I am currently building/testing a stereo preamp/amp using a OPA2134 and a LM3875 for each channel. I currently have the unit on the bench and have eliminated the hum. I had two types of hum.

The first was ground loop hum. I used a terminal strip as a common grounding (zero volt) point. I connected separate lines to it from the ground of the filter caps, each opamp ground, each LM3875 ground, each input ground, and each speaker ground. The terminal strip is connected to the safety ground via a ground loop breaker (1 bridge, 100nf, 8R).

The second type was, for lack of a better word, ambient noise (flourescent light, RF, computer switching, wall wart switching, human aura, etc.) To eliminate this, I shielded all input cables with aluminum foil and connected this to the safety ground. The final version will use shielded cable. All metal parts need to be connected to the safety ground, including heatsinks, standoffs, and even the metal plate on the bottom of the ground loop bridge. Check for loose components. The table I was working had a molded plastic top; I noticed this generated some static electricity. Placing the circuits on piece of wood helped.

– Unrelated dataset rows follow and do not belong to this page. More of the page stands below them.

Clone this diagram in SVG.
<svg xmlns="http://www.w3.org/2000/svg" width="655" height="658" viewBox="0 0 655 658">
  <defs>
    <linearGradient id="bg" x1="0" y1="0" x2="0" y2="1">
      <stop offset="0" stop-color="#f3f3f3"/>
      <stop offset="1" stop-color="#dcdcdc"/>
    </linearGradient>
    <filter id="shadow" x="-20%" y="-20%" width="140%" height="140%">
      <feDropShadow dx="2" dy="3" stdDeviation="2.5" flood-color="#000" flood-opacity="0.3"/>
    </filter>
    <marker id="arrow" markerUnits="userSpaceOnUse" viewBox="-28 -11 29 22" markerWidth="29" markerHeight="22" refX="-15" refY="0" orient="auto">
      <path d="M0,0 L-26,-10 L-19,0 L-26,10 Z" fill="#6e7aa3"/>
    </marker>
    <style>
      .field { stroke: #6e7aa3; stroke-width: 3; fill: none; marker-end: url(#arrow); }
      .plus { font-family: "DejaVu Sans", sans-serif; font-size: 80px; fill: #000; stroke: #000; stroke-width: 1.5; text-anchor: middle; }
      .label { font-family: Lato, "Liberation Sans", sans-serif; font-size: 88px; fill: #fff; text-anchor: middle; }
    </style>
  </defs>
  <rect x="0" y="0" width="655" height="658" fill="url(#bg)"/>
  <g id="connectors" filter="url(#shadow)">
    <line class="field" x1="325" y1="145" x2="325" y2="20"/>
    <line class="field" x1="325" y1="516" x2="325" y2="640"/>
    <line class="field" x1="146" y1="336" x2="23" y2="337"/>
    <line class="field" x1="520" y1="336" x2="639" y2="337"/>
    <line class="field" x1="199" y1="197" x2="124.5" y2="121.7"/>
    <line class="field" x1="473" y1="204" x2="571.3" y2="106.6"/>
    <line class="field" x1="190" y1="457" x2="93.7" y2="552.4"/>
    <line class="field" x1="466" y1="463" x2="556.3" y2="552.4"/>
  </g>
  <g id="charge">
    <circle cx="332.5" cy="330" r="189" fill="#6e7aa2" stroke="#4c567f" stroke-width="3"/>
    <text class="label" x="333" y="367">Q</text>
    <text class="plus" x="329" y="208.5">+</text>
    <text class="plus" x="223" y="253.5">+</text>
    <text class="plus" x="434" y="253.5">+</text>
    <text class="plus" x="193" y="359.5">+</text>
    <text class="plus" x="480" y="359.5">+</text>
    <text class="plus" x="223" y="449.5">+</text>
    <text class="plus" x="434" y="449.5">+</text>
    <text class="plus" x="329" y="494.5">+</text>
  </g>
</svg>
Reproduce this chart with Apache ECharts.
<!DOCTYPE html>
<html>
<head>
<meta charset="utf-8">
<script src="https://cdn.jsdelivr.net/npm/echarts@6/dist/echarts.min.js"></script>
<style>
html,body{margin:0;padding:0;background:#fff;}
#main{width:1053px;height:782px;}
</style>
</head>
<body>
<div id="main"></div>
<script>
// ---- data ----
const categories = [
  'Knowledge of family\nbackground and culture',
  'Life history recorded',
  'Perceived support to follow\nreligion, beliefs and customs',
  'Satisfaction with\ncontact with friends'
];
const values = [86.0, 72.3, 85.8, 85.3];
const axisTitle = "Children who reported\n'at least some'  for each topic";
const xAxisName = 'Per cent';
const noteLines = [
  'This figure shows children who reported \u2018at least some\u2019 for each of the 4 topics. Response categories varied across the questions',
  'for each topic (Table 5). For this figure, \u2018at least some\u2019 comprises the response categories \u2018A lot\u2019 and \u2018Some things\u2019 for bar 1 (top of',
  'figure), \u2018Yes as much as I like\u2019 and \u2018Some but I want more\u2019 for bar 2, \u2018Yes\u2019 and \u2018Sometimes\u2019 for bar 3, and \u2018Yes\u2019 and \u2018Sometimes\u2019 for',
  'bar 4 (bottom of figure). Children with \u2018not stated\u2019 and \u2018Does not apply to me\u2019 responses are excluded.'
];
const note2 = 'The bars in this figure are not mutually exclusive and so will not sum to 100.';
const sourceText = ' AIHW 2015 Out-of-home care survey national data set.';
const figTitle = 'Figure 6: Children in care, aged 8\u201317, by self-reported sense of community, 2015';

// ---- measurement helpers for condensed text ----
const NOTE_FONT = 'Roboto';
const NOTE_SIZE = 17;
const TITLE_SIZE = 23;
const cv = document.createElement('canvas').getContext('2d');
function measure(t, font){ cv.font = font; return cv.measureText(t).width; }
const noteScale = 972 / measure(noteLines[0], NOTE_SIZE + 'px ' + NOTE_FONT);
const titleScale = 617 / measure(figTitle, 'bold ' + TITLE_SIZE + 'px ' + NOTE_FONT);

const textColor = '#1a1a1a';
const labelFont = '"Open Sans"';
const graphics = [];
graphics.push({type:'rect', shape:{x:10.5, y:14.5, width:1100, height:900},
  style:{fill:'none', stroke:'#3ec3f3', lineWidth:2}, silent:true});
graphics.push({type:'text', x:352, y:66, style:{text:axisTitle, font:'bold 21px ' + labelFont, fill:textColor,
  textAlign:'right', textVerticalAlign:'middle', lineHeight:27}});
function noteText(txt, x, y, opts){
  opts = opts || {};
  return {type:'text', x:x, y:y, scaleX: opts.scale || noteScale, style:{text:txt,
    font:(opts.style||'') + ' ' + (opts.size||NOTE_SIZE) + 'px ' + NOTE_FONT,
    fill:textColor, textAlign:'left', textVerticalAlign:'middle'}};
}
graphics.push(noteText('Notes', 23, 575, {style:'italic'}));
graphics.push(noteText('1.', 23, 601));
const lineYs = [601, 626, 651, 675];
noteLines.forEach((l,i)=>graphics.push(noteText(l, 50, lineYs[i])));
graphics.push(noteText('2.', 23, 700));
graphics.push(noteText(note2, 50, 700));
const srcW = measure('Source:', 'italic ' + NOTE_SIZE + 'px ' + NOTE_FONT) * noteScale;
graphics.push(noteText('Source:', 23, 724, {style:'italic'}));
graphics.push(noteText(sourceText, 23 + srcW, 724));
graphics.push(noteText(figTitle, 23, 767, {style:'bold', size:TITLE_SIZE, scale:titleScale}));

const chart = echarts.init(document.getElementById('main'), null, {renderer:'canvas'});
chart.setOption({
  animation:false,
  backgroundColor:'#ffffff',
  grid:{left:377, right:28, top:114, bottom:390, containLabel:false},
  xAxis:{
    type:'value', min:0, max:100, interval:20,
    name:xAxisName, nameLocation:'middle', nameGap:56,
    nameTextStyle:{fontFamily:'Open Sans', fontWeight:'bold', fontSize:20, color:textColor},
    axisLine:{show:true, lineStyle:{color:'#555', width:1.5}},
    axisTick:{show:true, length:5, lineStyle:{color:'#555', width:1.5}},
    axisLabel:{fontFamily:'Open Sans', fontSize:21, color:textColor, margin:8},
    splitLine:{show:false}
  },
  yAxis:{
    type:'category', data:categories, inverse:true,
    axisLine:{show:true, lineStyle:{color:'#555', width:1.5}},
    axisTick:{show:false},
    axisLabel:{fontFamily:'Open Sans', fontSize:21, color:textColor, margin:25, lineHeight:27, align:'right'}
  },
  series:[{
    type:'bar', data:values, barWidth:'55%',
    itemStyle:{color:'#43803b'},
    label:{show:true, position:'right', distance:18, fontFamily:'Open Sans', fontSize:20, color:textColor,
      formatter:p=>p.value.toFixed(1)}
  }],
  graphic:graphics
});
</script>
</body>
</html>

I am using a Maxim DS1802 Dual Audio Taper Potentiometer with Pushbutton Control IC (DIP20) instead of traditional potentiometers for volume and balance. This is virtually noise free and less expensive (2USD + 5 cheap momentary contact PB switches). I have used both a computer with onboard sound and a portable DC CD player as input. With a nominal input of about 150mv and the volume set at near clipping (20Vrms), and some 95dB loadspeakers, I hear no noise, not even hiss between tracks. With the inputs shorted and the volume all the way up, I can hear a slight hiss when my ear is placed next to the tweeter.

By the way the power supply was built on a 100mm x 160mm stripboard. The preamp/amp was buit on a 75mm x 90mm stripboard. The opamps and DS1802 are socketed. There are 20 jumper wires on the power supply and 30 preamp/amp. Not exactly a low noise layout.
 
Ex-Moderator
Joined 2003
If you've built something on stripboard and it doesn't hum, then transferring it to a PCB is unlikely to improve it by very much. Hiss is down to the active device used and circuit impedances, not layout. The TL074 would not be anyone's first choice today for a low-noise application; OPA2134 is a much better bet.